Women here on Earth may think of their periods as monthly inconveniences, but consider what it's like for astronauts aboard the International Space Station (ISS).
Up there, maintaining personal hygiene in general is not easy, as limited water is available for washing. The added challenges of changing hygiene products in microgravity only make things even more difficult.
Then there's the issue of plumbing: The water recycling system onboard the ISS — used for reclaiming water from urine — wasn't designed with the possibility in mind that there would be menstrual blood in the mix. [7 Everyday Things that Happen Strangely In Space]
Indeed, there are several reasons why an astronaut might want to opt out of getting her period in space. But what's the best way to go about it? For a short mission, an astronaut may simply choose to time her cycle around her stint in space by using birth control pills, but for longer missions, skipping periods entirely may be preferred, said a new review of the subject, published today (April 21) in the journal npj Microgravity (opens in new tab).
Skipping periods (also known as "menstrual suppression") is becoming more common among women in general and is gaining acceptance by more and more doctors, said the review authors, Dr. Varsha Jain, a visiting researcher at the Centre of Human & Aerospace Physiological Sciences in London, and Dr. Virginia Wotring, an assistant professor at the Center for Space Medicine at Baylor College of Medicine in Texas.
Currently, there are several options for women who choose to skip their periods, but whether these options will fare as well during long spaceflights as they do here on Earth is the question, according to the review.
"With more women going into space, we need to ensure they have the most up-to-date information" on the options available to them, Jain said in a statement.
So what's an astronaut to do?
One of the most common ways for a woman to skip her period is by taking the pill, which uses a combination of estrogen and progesterone to suppress the menstrual cycle. While the authors of the review note that this method works well (in fact, it's long been used in spaceflight, they write) some questions do arise.
For example, taking hormones may affect bone density. While such slight losses in bone density are generally not a concern here on Earth, during spaceflight, where bone-density loss is accelerated, this would be more problematic, the authors said. [Birth Control Quiz: Test Your Contraception Knowledge]
And of course, taking the pill each day requires, well, a pill for each day. As audiences learned watching the movie "The Martian," every extra bit of weight counts on a spaceflight. The review's authors estimate that a three-year mission would require about 1,100 pills, plus their packaging. The authors also note that the stability of these drugs over such a long time in space has not been tested.
So rather than the pill, long-acting reversible contraceptives, or LARCs, may be an astronaut's best option, the authors wrote. These contraceptives include intrauterine devices (IUDs) and under-the-skin implants.

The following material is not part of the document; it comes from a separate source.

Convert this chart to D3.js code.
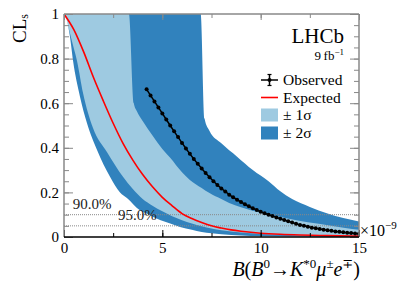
<!DOCTYPE html>
<html><head><meta charset="utf-8">
<script src="https://cdn.jsdelivr.net/npm/d3@7"></script>
<style>
html,body{margin:0;padding:0;background:#fff;}
svg{display:block;}
svg text{font-family:"Liberation Serif","DejaVu Serif",serif;}
</style></head>
<body><svg id="c" width="399" height="286"></svg>
<script>
// ---------- data ----------
const xTickValues = [0, 5, 10, 15];
const xTickLabels = ["0", "5", "10", "15"];
const yTickValues = [0, 0.2, 0.4, 0.6, 0.8, 1];
const yTickLabels = ["0", "0.2", "0.4", "0.6", "0.8", "1"];
const clLevels = [0.10, 0.05];
const clLabels = ["90.0%", "95.0%"];
const clLabelX = [0.45, 2.75];

const obsX = [4.2,4.4,4.6,4.8,5.0,5.2,5.4,5.6,5.8,6.0,6.2,6.4,6.6,6.8,7.0,7.2,7.4,7.6,7.8,8.0,
  8.2,8.4,8.6,8.8,9.0,9.2,9.4,9.6,9.8,10.0,10.2,10.4,10.6,10.8,11.0,11.2,11.4,11.6,11.8,12.0,
  12.2,12.4,12.6,12.8,13.0,13.2,13.4,13.6,13.8,14.0,14.2,14.4,14.6,14.8,15.0];
const obsY = [.662,.635,.608,.581,.554,.527,.500,.474,.448,.422,.397,.373,.350,.328,.307,.287,.268,.250,.233,.218,
  .204,.190,.178,.167,.157,.147,.138,.129,.121,.113,.106,.100,.094,.088,.082,.076,.071,.065,.059,.054,
  .050,.046,.042,.039,.036,.033,.030,.028,.025,.023,.021,.019,.018,.016,.015];

const expX = [0,0.5,1,1.5,2,2.5,3,3.5,4,4.5,5,5.5,6,6.5,7,7.5,8,8.5,9,9.5,10,11,12,13,14,15];
const expY = [1,.93,.83,.715,.61,.51,.42,.345,.28,.225,.178,.14,.105,.083,.065,.05,.04,.032,.026,.021,.017,.012,.009,.007,.005,.004];

// band edges
const up2X = [0,6.95,7.15,7.4,8,8.8,9.6,10.4,11,11.6,12.5,13.4,14.2,15];
const up2Y = [1,1,.53,.475,.42,.36,.30,.25,.205,.17,.135,.105,.085,.07];
const up1X = [0,3.3,3.55,3.7,4.0,4.5,5.0,5.4,6.0,6.4,7.0,7.4,8.0,8.4,9.0,9.5,10.5,11.5,12.4,13.5,14.3,15];
const up1Y = [1,1,.6,.565,.52,.455,.395,.355,.29,.256,.22,.197,.17,.152,.133,.12,.099,.081,.066,.052,.04,.032];
const lo1X = [0,0.2,0.4,0.66,0.97,1.47,2.19,3.0,3.5,4.0,4.5,5.0,5.5,6.0,6.5,7.0,7.5,8,9,10,11,12,13,15];
const lo1Y = [1,.95,.88,.79,.645,.49,.38,.27,.215,.17,.14,.115,.093,.075,.06,.048,.038,.03,.02,.014,.01,.007,.005,.003];
const lo2X = [0,0.15,0.3,0.46,0.81,1.17,1.68,2.34,2.85,3.2,3.86,4.2,4.88,5.4,5.9,6.5,7,8,9,10,12,15];
const lo2Y = [1,.97,.9,.79,.63,.51,.39,.27,.2,.175,.12,.105,.076,.06,.045,.032,.022,.012,.007,.004,.002,.001];

const legendLabels = ["Observed", "Expected", "\u00b1 1\u03c3", "\u00b1 2\u03c3"];

// ---------- layout ----------
const W = 399, H = 286;
const m = {l: 64, r: 40, t: 14, b: 49};
const x = d3.scaleLinear().domain([0, 15]).range([m.l, W - m.r]);
const y = d3.scaleLinear().domain([0, 1]).range([H - m.b, m.t]);
const cDark = "#3182bd", cLight = "#9ecae1";
const svg = d3.select("#c");

svg.append("clipPath").attr("id", "pc").append("rect")
  .attr("x", x(0)).attr("y", y(1)).attr("width", x(15) - x(0)).attr("height", y(0) - y(1));
const g = svg.append("g").attr("clip-path", "url(#pc)");

const zip = (xs, ys) => xs.map((v, i) => [v, ys[i]]);
const area = d3.area().x(d => x(d[0])).y0(y(0)).y1(d => y(d[1])).curve(d3.curveMonotoneX);
g.append("path").attr("d", area(zip(up2X, up2Y))).attr("fill", cDark);
g.append("path").attr("d", area(zip(up1X, up1Y))).attr("fill", cLight);
g.append("path").attr("d", area(zip(lo1X, lo1Y))).attr("fill", cDark);
g.append("path").attr("d", area(zip(lo2X, lo2Y))).attr("fill", "#fff");

// CL lines
clLevels.forEach((lv, i) => {
  g.append("line").attr("x1", x(0)).attr("x2", x(15)).attr("y1", y(lv)).attr("y2", y(lv))
    .attr("stroke", "#888").attr("stroke-width", 1).attr("stroke-dasharray", "1,1");
});

const line = d3.line().x(d => x(d[0])).y(d => y(d[1])).curve(d3.curveMonotoneX);
g.append("path").attr("d", line(zip(expX, expY))).attr("fill", "none")
  .attr("stroke", "#ff0000").attr("stroke-width", 1.6);
const obs = zip(obsX, obsY);
g.append("path").attr("d", d3.line().x(d => x(d[0])).y(d => y(d[1]))(obs)).attr("fill", "none")
  .attr("stroke", "#000").attr("stroke-width", 1.5);
g.selectAll("circle.o").data(obs).join("circle").attr("class", "o")
  .attr("cx", d => x(d[0])).attr("cy", d => y(d[1])).attr("r", 2).attr("fill", "#000");

clLabels.forEach((t, i) => {
  svg.append("text").attr("x", x(clLabelX[i])).attr("y", y(clLevels[i]) - 6)
    .attr("font-size", 15).attr("fill", "#222").text(t);
});

// ---------- axes ----------
const axCol = "#888";
function styleAx(sel, col) {
  sel.attr("font-family", null);
  sel.select(".domain").remove();
  sel.selectAll("line").attr("stroke", col);
  sel.selectAll("text").attr("font-size", 15).attr("fill", "#000");
}
const xMinor = d3.range(0, 15.01, 2.5);
const yMinor = d3.range(0, 1.001, 0.05);
// bottom
svg.append("g").attr("transform", `translate(0,${y(0)})`)
  .call(d3.axisBottom(x).tickValues(xMinor).tickSize(-4).tickFormat(""))
  .call(s => styleAx(s, "#000"));
svg.append("g").attr("transform", `translate(0,${y(0)})`)
  .call(d3.axisBottom(x).tickValues(xTickValues).tickSize(-7).tickPadding(5)
    .tickFormat((d, i) => xTickLabels[i]))
  .call(s => styleAx(s, "#000"));
// top
svg.append("g").attr("transform", `translate(0,${y(1)})`)
  .call(d3.axisTop(x).tickValues(xMinor).tickSize(-4).tickFormat(""))
  .call(s => styleAx(s, axCol));
svg.append("g").attr("transform", `translate(0,${y(1)})`)
  .call(d3.axisTop(x).tickValues(xTickValues).tickSize(-6).tickFormat(""))
  .call(s => styleAx(s, axCol));
// left
svg.append("g").attr("transform", `translate(${x(0)},0)`)
  .call(d3.axisLeft(y).tickValues(yMinor).tickSize(-5).tickFormat(""))
  .call(s => styleAx(s, axCol));
svg.append("g").attr("transform", `translate(${x(0)},0)`)
  .call(d3.axisLeft(y).tickValues(yTickValues).tickSize(-9).tickPadding(5)
    .tickFormat((d, i) => yTickLabels[i]))
  .call(s => styleAx(s, axCol));
// right
svg.append("g").attr("transform", `translate(${x(15)},0)`)
  .call(d3.axisRight(y).tickValues(yMinor).tickSize(-5).tickFormat(""))
  .call(s => styleAx(s, axCol));
svg.append("g").attr("transform", `translate(${x(15)},0)`)
  .call(d3.axisRight(y).tickValues(yTickValues).tickSize(-9).tickFormat(""))
  .call(s => styleAx(s, axCol));
// frame
const fr = svg.append("g").attr("fill", "none").attr("stroke-width", 1.5);
fr.append("line").attr("x1", x(0)).attr("x2", x(0)).attr("y1", y(0)).attr("y2", y(1)).attr("stroke", axCol);
fr.append("line").attr("x1", x(15)).attr("x2", x(15)).attr("y1", y(0)).attr("y2", y(1)).attr("stroke", axCol);
fr.append("line").attr("x1", x(0)).attr("x2", x(15)).attr("y1", y(1)).attr("y2", y(1)).attr("stroke", axCol);
fr.append("line").attr("x1", x(0)).attr("x2", x(15)).attr("y1", y(0)).attr("y2", y(0)).attr("stroke", "#000");

// ×10^-9
const ex = svg.append("text").attr("x", x(15) + 1).attr("y", y(0) - 1).attr("font-size", 16);
ex.append("tspan").text("\u00d710");
ex.append("tspan").attr("font-size", 11).attr("dy", -7).text("\u22129");

// x title
const xt = svg.append("text").attr("x", x(15) + 1).attr("y", 276).attr("font-size", 20).attr("text-anchor", "end");
function sup(t, txt) { t.append("tspan").attr("font-size", 13).attr("dy", -8).text(txt); }
function base(t, txt, it) { const s = t.append("tspan").attr("dy", 8).text(txt); if (it) s.attr("font-style", "italic"); }
xt.append("tspan").attr("font-style", "italic").text("B");
xt.append("tspan").text("(");
xt.append("tspan").attr("font-style", "italic").text("B");
sup(xt, "0");
base(xt, "\u2192", false);
xt.append("tspan").attr("font-style", "italic").text("K");
sup(xt, "*0");
base(xt, "\u03bc", true);
sup(xt, "\u00b1");
base(xt, "e", true);
sup(xt, "\u2213");
base(xt, ")", false);

// y title
const yt = svg.append("text").attr("transform", `translate(26,${y(1)}) rotate(-90)`)
  .attr("text-anchor", "end").attr("font-size", 19);
yt.append("tspan").text("CL");
yt.append("tspan").attr("font-size", 12).attr("dy", 2).text("s");

// LHCb
svg.append("text").attr("x", 344).attr("y", 43).attr("text-anchor", "end").attr("font-size", 21).text("LHCb");
const lum = svg.append("text").attr("x", 344).attr("y", 60).attr("text-anchor", "end").attr("font-size", 13);
lum.append("tspan").text("9\u2009fb");
lum.append("tspan").attr("font-size", 9).attr("dy", -5).text("\u22121");

// legend
const lx = 261, lw = 17, ly = [80, 97.5, 115, 133], tx = 283;
const lg = svg.append("g");
lg.append("line").attr("x1", lx).attr("x2", lx + lw).attr("y1", ly[0]).attr("y2", ly[0]).attr("stroke", "#000").attr("stroke-width", 1.5);
lg.append("line").attr("x1", lx + lw / 2).attr("x2", lx + lw / 2).attr("y1", ly[0] - 5.5).attr("y2", ly[0] + 5.5).attr("stroke", "#000").attr("stroke-width", 1.5);
lg.append("line").attr("x1", lx + lw / 2 - 2).attr("x2", lx + lw / 2 + 2).attr("y1", ly[0] - 5.5).attr("y2", ly[0] - 5.5).attr("stroke", "#000").attr("stroke-width", 1.2);
lg.append("line").attr("x1", lx + lw / 2 - 2).attr("x2", lx + lw / 2 + 2).attr("y1", ly[0] + 5.5).attr("y2", ly[0] + 5.5).attr("stroke", "#000").attr("stroke-width", 1.2);
lg.append("circle").attr("cx", lx + lw / 2).attr("cy", ly[0]).attr("r", 2).attr("fill", "#000");
lg.append("line").attr("x1", lx).attr("x2", lx + lw).attr("y1", ly[1]).attr("y2", ly[1]).attr("stroke", "#ff0000").attr("stroke-width", 1.6);
lg.append("rect").attr("x", lx).attr("y", ly[2] - 6.5).attr("width", lw).attr("height", 13).attr("fill", cLight);
lg.append("rect").attr("x", lx).attr("y", ly[3] - 6.5).attr("width", lw).attr("height", 13).attr("fill", cDark);
legendLabels.forEach((t, i) => {
  lg.append("text").attr("x", tx).attr("y", ly[i] + 5).attr("font-size", 15.5).text(t);
});
</script></body></html>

Neither option has been shown to affect bone density in studies on Earth. In addition, a single IUD or under-the-skin implant would eliminate the extra bulk and stability issues of the pill, the authors wrote. And neither option would be expected to interfere with an astronaut's ability to perform her tasks on the mission, the researchers wrote.
On a more squeamish note, the authors point out that there are no reports in the medical literature studying whether the devices could shift around in the body as a result of the strong gravitational forces that an astronaut experiences during launch or landing.

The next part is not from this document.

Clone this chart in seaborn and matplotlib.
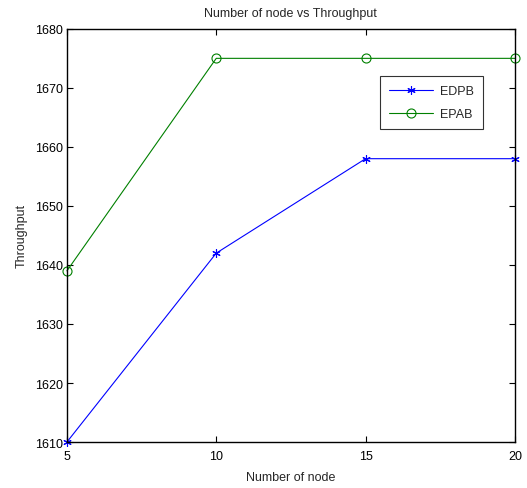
import matplotlib
matplotlib.use("Agg")
import matplotlib.pyplot as plt
import seaborn as sns
import pandas as pd

nodes = [5, 10, 15, 20]
edpb = [1610, 1642, 1658, 1658]
epab = [1639, 1675, 1675, 1675]
series_names = ["EDPB", "EPAB"]
x_ticks = [5, 10, 15, 20]
y_ticks = [1610, 1620, 1630, 1640, 1650, 1660, 1670, 1680]

sns.set_style("ticks")
plt.rcParams['font.family'] = ['Liberation Sans', 'DejaVu Sans']
plt.rcParams['font.size'] = 9

fig = plt.figure(figsize=(5.27, 4.89), dpi=100)
ax = fig.add_axes([0.127, 0.094, 0.85, 0.845])

sns.lineplot(x=nodes, y=edpb, color="#0000ff", marker=(6, 2, 0), markersize=6,
             linewidth=0.8, label=series_names[0], ax=ax)
sns.lineplot(x=nodes, y=epab, color="#008000", marker="o", markersize=6.5,
             linewidth=0.8, label=series_names[1], ax=ax)
for line in ax.lines:
    line.set_markerfacecolor("none")
    line.set_markeredgecolor(line.get_color())
    line.set_markeredgewidth(0.8)
    line.set_clip_on(False)

ax.set_xlim(5, 20)
ax.set_ylim(1610, 1680)
ax.set_xticks(x_ticks)
ax.set_yticks(y_ticks)
ax.tick_params(direction="in", top=True, right=True, length=4, width=0.8,
               labelsize=9, colors="black")
ax.tick_params(axis="x", pad=6)
ax.tick_params(axis="y", pad=3)
for s in ax.spines.values():
    s.set_linewidth(1.0)
    s.set_color("black")
ax.set_xlabel("Number of node", fontsize=9, labelpad=6)
ax.set_ylabel("Throughput", fontsize=9, labelpad=5)
ax.set_title("Number of node vs Throughput", fontsize=9, pad=9)

handles, labels = ax.get_legend_handles_labels()
leg = ax.legend(handles, labels, loc="upper left", bbox_to_anchor=(0.699, 0.885),
                frameon=True, fancybox=False, edgecolor="black", fontsize=9,
                handlelength=3.5, handletextpad=0.6, borderpad=0.7, labelspacing=0.9,
                borderaxespad=0)
leg.get_frame().set_linewidth(0.8)
for h in leg.legend_handles:
    h.set_markerfacecolor("none")

fig.savefig("out.png", dpi=100)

Currently, two types of IUDs are available. One type, which releases small amounts of hormones into the body over time to suppress a woman's menstrual cycle, is the preferred option for spaceflight. The other available IUD prevents pregnancy by releasing copper ions, but it does not suppress a woman's period.
Subdermal implants work in a similar way as the hormonal IUD; they release small amounts of hormones over time. Unlike IUDs, however, which are inserted into the uterus, the subdermal implant is inserted just beneath a woman's skin, typically in the upper arm. The implant doesn't usually interfere with a woman's clothing on Earth, and it's unlikely that the method would cause problems in specific spacesuits, the review said.
Because both options take time to effectively suppress a woman's period, the authors said that an astronaut who chooses a LARC should have it inserted at least 1.5 to 2 years before her mission.